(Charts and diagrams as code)
----

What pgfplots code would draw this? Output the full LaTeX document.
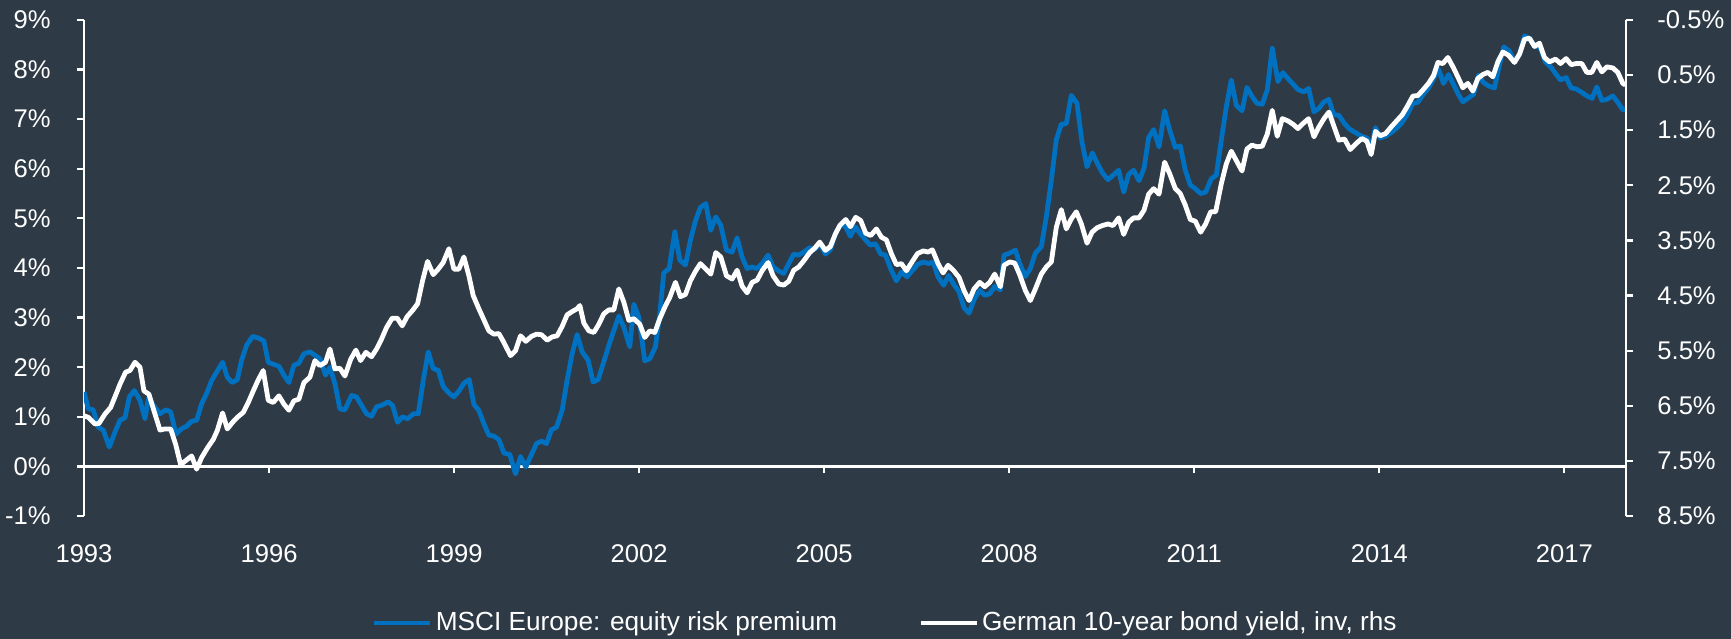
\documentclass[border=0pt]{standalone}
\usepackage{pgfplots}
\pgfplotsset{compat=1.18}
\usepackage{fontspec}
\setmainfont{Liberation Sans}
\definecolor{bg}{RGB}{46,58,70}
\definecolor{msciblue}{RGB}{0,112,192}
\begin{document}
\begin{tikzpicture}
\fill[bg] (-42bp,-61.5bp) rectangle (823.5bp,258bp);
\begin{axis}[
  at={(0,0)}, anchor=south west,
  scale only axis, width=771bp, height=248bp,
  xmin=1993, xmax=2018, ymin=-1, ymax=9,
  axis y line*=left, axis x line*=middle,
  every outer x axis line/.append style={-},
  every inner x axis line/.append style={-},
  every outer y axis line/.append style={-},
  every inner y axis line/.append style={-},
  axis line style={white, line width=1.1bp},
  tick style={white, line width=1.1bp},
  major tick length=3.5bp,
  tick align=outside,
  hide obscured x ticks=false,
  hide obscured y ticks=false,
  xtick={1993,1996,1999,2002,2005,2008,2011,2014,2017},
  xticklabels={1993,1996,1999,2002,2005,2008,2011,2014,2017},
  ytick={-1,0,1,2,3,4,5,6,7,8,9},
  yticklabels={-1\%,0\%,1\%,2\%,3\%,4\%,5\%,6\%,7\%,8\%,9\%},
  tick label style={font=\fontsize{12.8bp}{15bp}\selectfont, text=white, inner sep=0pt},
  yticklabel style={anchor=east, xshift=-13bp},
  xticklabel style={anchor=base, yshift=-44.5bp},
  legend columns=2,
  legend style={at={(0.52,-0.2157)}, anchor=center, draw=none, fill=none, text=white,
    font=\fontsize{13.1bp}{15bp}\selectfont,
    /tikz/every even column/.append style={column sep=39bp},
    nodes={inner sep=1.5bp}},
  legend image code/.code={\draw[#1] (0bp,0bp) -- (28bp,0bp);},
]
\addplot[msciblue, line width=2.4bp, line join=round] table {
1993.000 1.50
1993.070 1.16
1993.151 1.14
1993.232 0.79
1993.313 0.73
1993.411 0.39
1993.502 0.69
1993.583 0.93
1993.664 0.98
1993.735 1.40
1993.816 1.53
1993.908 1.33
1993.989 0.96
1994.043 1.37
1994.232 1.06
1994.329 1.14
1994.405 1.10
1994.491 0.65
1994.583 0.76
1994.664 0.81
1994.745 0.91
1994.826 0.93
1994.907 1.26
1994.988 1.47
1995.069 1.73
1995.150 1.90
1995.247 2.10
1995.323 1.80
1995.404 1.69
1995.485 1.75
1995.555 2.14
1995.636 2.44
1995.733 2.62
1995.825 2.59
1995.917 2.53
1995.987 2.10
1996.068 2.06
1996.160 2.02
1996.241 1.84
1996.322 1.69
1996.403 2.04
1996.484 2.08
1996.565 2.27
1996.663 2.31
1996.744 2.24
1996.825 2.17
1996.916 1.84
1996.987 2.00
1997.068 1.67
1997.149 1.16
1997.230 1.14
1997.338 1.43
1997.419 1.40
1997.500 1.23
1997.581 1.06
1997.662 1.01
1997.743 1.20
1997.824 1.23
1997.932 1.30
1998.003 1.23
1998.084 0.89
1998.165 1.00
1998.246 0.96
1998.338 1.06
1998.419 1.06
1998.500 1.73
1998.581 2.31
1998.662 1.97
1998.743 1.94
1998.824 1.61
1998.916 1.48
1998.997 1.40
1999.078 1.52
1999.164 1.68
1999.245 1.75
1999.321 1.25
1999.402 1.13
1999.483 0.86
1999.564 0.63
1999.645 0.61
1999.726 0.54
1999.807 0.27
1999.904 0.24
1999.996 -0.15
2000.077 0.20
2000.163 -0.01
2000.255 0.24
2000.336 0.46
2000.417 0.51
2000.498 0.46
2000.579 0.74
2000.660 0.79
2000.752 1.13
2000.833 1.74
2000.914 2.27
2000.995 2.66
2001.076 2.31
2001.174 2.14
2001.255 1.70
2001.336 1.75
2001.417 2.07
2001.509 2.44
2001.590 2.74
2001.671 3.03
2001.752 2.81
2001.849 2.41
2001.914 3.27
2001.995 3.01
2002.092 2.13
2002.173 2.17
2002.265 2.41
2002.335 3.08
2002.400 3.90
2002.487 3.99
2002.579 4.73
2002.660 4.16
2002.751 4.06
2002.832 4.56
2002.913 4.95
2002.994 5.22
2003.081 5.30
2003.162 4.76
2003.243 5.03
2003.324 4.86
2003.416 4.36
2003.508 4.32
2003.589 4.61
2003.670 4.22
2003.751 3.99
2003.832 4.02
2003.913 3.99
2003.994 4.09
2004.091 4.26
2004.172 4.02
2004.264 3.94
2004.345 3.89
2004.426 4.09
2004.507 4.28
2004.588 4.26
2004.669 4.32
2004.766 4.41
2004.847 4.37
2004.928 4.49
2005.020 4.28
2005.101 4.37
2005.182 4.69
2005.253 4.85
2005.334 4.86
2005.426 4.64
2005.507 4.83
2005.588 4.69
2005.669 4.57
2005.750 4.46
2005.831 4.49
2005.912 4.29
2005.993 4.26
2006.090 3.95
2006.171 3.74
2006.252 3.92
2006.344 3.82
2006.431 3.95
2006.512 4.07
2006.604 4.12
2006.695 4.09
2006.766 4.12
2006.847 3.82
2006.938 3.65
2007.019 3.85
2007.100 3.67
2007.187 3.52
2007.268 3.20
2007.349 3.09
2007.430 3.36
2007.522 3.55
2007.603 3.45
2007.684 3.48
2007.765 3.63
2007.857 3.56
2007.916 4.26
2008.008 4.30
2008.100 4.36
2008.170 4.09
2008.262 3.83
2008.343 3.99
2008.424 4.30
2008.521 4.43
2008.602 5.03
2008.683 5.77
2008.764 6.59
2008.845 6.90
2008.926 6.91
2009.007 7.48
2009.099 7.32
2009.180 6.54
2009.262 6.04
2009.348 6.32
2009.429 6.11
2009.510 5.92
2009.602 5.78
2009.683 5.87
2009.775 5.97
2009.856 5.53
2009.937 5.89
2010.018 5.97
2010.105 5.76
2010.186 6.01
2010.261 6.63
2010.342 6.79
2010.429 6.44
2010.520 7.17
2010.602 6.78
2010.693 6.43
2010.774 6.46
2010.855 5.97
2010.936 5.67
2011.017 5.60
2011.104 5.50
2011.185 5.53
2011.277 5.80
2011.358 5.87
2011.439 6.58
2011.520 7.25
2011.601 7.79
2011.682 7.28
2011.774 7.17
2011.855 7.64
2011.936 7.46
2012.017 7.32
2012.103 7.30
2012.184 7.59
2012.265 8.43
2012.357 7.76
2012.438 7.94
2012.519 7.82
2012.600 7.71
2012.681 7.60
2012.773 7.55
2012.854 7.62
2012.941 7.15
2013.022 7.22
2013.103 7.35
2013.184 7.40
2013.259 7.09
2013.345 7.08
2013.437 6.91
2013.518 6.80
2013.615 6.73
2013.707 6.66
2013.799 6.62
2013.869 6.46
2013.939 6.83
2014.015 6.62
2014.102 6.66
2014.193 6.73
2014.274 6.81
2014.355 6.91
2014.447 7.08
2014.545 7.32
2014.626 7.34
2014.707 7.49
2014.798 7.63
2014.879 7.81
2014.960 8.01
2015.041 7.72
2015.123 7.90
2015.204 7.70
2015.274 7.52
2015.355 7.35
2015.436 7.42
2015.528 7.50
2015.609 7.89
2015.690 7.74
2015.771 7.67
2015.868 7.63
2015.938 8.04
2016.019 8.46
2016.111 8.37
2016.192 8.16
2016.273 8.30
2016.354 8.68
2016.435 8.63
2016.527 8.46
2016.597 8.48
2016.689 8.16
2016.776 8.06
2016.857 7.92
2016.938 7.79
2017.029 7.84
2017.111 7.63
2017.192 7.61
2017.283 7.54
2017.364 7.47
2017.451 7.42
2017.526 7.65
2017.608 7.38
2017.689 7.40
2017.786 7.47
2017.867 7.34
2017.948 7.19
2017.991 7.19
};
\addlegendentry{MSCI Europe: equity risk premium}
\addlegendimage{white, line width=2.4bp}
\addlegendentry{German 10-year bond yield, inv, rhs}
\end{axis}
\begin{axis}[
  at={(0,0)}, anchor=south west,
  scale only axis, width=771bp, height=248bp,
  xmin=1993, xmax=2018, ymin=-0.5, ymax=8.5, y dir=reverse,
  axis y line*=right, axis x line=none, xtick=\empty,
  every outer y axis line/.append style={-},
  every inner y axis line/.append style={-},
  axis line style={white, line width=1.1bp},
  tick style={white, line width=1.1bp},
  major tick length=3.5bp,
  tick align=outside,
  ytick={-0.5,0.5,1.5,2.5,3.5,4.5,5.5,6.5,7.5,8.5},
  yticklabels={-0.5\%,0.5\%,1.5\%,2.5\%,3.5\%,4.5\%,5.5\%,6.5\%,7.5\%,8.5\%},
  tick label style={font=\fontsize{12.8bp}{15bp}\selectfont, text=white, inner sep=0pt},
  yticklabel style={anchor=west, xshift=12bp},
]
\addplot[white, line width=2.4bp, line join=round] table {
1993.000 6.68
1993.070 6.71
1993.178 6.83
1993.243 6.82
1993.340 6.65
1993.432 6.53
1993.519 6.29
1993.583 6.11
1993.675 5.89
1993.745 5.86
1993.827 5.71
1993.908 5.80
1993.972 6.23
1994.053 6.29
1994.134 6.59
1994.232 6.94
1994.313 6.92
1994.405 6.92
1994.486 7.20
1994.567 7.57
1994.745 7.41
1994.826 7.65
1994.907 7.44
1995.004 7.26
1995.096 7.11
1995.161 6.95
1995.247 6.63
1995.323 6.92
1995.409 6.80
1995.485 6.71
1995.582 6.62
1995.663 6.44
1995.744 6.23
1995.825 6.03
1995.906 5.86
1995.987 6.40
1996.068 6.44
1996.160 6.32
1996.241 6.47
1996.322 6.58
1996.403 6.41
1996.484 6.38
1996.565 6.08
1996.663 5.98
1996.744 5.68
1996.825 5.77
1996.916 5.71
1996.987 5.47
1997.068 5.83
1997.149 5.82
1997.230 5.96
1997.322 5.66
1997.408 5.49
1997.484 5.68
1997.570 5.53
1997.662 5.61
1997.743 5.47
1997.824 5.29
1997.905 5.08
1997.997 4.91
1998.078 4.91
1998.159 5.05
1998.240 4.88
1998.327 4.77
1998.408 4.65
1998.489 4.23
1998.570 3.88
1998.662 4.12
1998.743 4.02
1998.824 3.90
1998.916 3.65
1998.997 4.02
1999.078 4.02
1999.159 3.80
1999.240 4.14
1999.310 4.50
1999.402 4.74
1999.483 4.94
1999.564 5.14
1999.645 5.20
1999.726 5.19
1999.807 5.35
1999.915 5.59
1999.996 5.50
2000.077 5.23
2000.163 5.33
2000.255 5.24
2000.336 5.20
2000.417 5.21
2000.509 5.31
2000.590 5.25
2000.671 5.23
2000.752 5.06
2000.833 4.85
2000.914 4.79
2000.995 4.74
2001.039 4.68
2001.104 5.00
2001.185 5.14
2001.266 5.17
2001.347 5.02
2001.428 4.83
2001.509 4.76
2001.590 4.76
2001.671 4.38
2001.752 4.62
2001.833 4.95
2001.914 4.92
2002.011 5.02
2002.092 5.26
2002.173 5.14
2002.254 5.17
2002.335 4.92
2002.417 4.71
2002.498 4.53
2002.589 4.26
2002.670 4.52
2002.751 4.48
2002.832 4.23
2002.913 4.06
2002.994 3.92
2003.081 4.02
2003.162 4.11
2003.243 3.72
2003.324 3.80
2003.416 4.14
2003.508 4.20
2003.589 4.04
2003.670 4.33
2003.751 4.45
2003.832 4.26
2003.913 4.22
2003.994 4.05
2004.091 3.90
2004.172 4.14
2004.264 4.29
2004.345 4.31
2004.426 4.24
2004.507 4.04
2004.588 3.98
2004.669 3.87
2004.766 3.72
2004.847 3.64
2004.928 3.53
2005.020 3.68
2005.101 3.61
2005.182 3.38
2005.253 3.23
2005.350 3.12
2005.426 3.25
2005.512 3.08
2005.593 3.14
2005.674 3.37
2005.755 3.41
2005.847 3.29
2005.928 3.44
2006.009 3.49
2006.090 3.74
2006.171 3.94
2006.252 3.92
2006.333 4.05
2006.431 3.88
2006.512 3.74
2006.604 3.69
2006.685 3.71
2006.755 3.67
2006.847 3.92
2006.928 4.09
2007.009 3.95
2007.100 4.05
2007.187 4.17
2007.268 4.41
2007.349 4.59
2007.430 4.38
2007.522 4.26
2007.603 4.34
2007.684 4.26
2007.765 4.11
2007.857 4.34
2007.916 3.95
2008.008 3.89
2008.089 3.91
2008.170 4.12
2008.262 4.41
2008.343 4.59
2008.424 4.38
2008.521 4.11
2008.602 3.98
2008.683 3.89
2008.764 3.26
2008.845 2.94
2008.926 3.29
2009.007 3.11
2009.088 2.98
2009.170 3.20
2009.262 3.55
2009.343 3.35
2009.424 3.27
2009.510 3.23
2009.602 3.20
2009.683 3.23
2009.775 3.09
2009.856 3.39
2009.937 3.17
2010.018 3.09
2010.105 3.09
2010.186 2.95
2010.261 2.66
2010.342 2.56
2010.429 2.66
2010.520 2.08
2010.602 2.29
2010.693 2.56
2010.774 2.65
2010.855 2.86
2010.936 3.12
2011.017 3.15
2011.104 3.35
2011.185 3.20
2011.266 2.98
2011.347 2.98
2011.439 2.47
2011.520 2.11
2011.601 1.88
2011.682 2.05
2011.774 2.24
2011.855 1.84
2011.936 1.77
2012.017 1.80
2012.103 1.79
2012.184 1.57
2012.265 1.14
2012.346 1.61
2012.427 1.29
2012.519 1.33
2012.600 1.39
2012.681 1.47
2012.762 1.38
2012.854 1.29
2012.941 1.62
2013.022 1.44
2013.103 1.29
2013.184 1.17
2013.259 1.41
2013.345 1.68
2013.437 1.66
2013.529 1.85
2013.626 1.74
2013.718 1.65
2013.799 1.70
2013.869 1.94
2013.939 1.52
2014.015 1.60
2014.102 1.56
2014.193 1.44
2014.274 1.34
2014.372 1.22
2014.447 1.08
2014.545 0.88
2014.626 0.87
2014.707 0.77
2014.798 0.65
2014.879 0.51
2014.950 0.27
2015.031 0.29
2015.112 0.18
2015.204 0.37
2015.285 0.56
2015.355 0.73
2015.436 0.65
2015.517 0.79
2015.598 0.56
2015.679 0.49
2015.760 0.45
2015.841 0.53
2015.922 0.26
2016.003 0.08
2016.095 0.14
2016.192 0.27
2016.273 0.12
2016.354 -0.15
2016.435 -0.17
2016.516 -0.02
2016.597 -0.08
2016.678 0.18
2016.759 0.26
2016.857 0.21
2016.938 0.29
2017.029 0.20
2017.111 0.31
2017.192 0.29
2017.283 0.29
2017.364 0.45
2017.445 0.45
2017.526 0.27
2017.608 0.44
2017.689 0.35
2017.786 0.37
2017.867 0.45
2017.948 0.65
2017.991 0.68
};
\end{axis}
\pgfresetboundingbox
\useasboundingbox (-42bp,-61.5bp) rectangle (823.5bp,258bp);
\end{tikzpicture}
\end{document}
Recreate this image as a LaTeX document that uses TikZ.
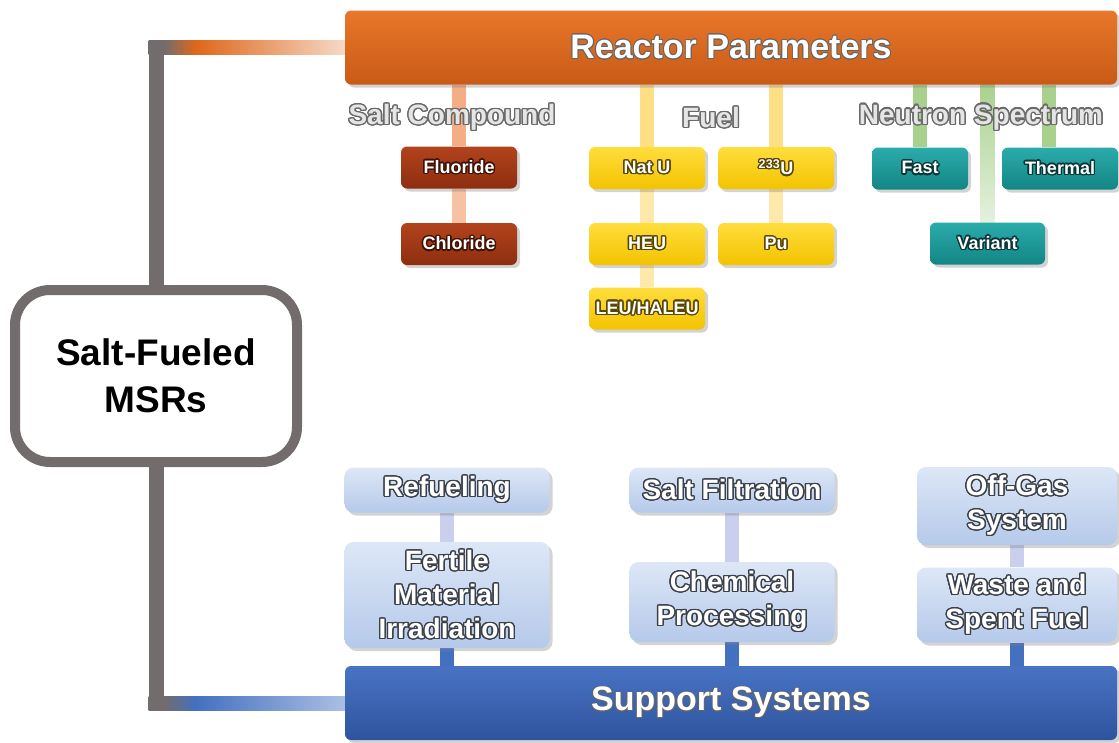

----

Scan the data for the word "draw" and copy every line where it shows up.

What pgfplots code would draw this? Output the full LaTeX document.
  legend style={at={(0.52,-0.2157)}, anchor=center, draw=none, fill=none, text=white,
  legend image code/.code={\draw[#1] (0bp,0bp) -- (28bp,0bp);},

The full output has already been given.